The next day Henry attempted to force a passage at Port St. Remy, but without success, as Edward III. had done before him. On the loth, the following day, he made another endeavour to cross at Ponteau de Mer, but was again foiled. Still going on, he tried other passages on the 16th and 17th, but without avail. Everywhere appeared the most hopeless obstacles. Taking advantage of the winding of the river, Henry now dashed across the country from the neighbourhood of Corbie to Boves, and thence marched on Nefles. On the way he made a halt; in a valley, and ordered his archers to provide themselves each with a stake of six feet long, and to sharpen it at each end. He then pushed forward again to outmarch the constable, who was obliged to follow a more circuitous route by Peronne. He had sent, however, strict orders to guard all the fords of the river, but not being present to, see this enforced, Henry at Nefles received information that the passage was still open between Voyenne and Bethencourt. On the 19th he came up to this place, and made a dash across it. Four bannerets led the way successfully; the rest of the army and the baggage followed rapidly in their track; and in twelve hours the English had arrived safely on the right bank. Henry marched on to Monchy-la-Gauche; while the constable, instead of daring to attack him, fell back on Bapaume, and thence on St. Pol.
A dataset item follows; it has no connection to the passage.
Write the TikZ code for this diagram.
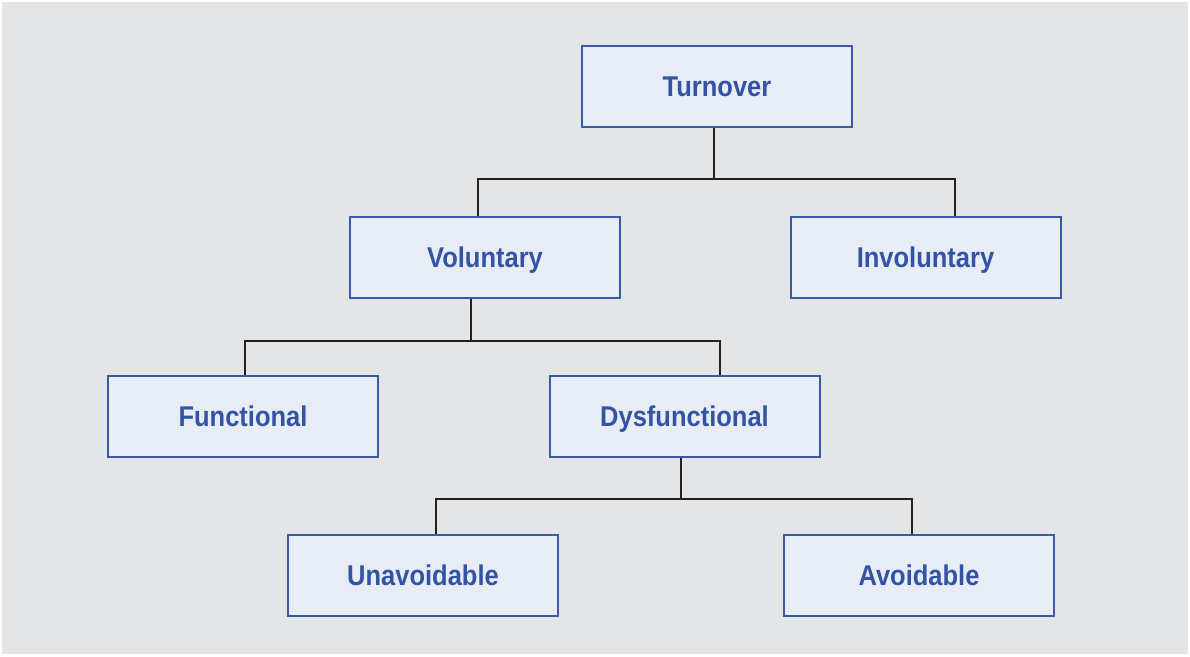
\documentclass[tikz,border=0pt]{standalone}
\usepackage{fontspec}
\usepackage{graphicx}
\setmainfont{Liberation Sans}
\definecolor{bg}{HTML}{E4E5E7}
\definecolor{boxfill}{HTML}{E8ECF5}
\definecolor{boxline}{HTML}{3A5AA8}
\definecolor{txt}{HTML}{3354A4}
\definecolor{conn}{HTML}{222222}
\tikzset{
  box/.style={draw=boxline, fill=boxfill, line width=2pt, minimum width=270pt, minimum height=81pt, inner sep=0pt,
    text height=20pt, text depth=0pt,
    text=txt, font=\fontsize{25.5}{28}\selectfont\bfseries},
  link/.style={draw=conn, line width=2pt}
}
\newcommand{\lbl}[1]{\scalebox{1}[1.12]{#1}}
\begin{document}
\begin{tikzpicture}[x=1pt,y=-1pt]
\fill[white] (0,0) rectangle (1190,656);
\fill[bg] (2,2) rectangle (1188,654);
\useasboundingbox (0,0) rectangle (1190,656);
\node[box] (turn) at (717,86.5) {\lbl{Turnover}};
\node[box] (vol) at (485,257) {\lbl{Voluntary}};
\node[box] (invol) at (925.5,257) {\lbl{Involuntary}};
\node[box] (func) at (243,416) {\lbl{Functional}};
\node[box] (dys) at (684.5,416) {\lbl{Dysfunctional}};
\node[box] (unav) at (423,575) {\lbl{Unavoidable}};
\node[box] (av) at (919,575) {\lbl{Avoidable}};
\draw[link] ([xshift=-3pt]turn.south) -- ++(0,51) coordinate (b1) -| ([xshift=-7pt]vol.north);
\draw[link] (b1) -| ([xshift=29.5pt]invol.north);
\draw[link] ([xshift=-14pt]vol.south) -- ++(0,42) coordinate (b2) -| ([xshift=2pt]func.north);
\draw[link] (b2) -| ([xshift=35.5pt]dys.north);
\draw[link] ([xshift=-3.5pt]dys.south) -- ++(0,41) coordinate (b3) -| ([xshift=13pt]unav.north);
\draw[link] (b3) -| ([xshift=-7pt]av.north);
\end{tikzpicture}
\end{document}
It is remarkable that during all this march up the river from the 13th to the 20th, a full week, the swarming French armies in his rear had not dared to fall upon him in his trouble and perplexity. As in the former case of Edward III., they felt that they had a lion in pursuit, and dreaded that he should turn and stand at bay. In any other case but that of an English army in a mood of desperation, they were enough to have annihilated the whole force at any moment.

While D'Albret had been guarding the passages of the Somme, the French princes, instead of attacking Henry, had held a council of war at Rouen in presence of the king. Here they had resolved to give battle to the English by a majority of thirty-five to five, and they fixed the 25th as the important day of action. They sent three heralds to announce this resolve to the King of England.

Henry was at Monchy when the heralds arrived. They delivered their message on their knees, which was that the King of France and his nobles were prepared to meet him in the field on the following Friday. Henry replied, with apparent indifference, "The will of God be done." The heralds then inquired by what way he meant to march, so that they might meet with Mm. He replied, "By that which leads straight to Calais: and if my enemies attempt to intercept me it will be at their peril. I shall not seek them, and I will not move a step quicker or slower to avoid them. I could, however, have wished that they had adopted other counsels, instead of attempting to shed the blood of Christians."

This was singular language for a man to hold who was notoriously in a foreign country with a hostile force, come avowedly to subdue it by his arms, and, therefore, necessarily himself intending to shed the blood of Christians; but the true meaning is, that Henry, at Harfleur, had sent a challenge to the dauphin, offering to decide the question of the crown of France by single combat; and this speech was an announcement that he was still ready to put his claims on this personal hazard.

Some writers have asserted that Henry, on this occasion, imitated the offered concession of the Black Prince, when in precisely the same predicament before the battle of Poictiers, and expressed his willingness to surrender his conquest of Harfleur for a free passage to Calais. But nothing could be farther from his language and bearing. His tone and demeanour were those of a conscious hero, who knew his strength, and took no thought for any disproportion of numbers. The heralds, instead of finding the king in any degree alarmed or dispirited, appear to have been greatly awed by his commanding coolness; and, receiving a present of 100 crowns, returned with a profound impression of the martial character of the king.

The constable had placed himself in advance directly in Henry's route to Calais; but he followed leisurely on his track, as if no enemy were either before or behind him. Yet all this time fresh forces had been flocking in to the standard of the constable; and his army was now so overwhelming, that it began to be impatient to fall on the English, confident that they could surround and destroy them. But the experienced D'Albret remembered the days of Crecy and Poictiers, when the like confidence had produced the most complete destruction to the French armies from a mere handful of these iron Englishmen. He fell back from St. Pol to the villages of Ruisseauvillo and Azincourt before he consented to stand and await the English king. Henry, on his part, leaving Peronne to the left, marched through Encre and Lucheu to Blangy, where there was a bridge over the deep and rapid stream of, the Ternois, which the French had neglected to destroy. At his approach they appeared disposed to demolish it, but drew off, and he passed over without interruption. The Duke of York rode on and saw that the constable's forces were marching towards the village of Azincourt. Henry reconnoitred them from an eminence, and, believing that they intended to give him battle, he ordered his troops to form and receive them. They stood prepared till it was dark; but no enemy appearing, they advanced along a road which led them to the village of Maisoncelles. There they halted at but a few bow-shots from the enemy's lines; but they procured plenty of provisions, and refreshed and rested themselves more than they had done during the whole march.

When the moon was up, Henry, with some of his most experienced officers, ascended the heights above the village of Maisoncelles, and beheld the whole French army drawn up in the plains of Azincourt, completely cutting off any further advance towards Calais, It was evident that the eve of a decisive battle had arrived. It was equally impossible to advance towards Calais or retreat towards Harfleur. In fact, to attempt in the slightest degree to retreat would be synonymous with destruction; for that would utterly dishearten his own men and bring the immense swarms of the enemy like a flock of hungry wolves upon them. Even if they could beat back such a host under such circumstances, they must soon perish by the way, for the whole region was a wilderness, destitute of food or shelter. The hour of action had arrived.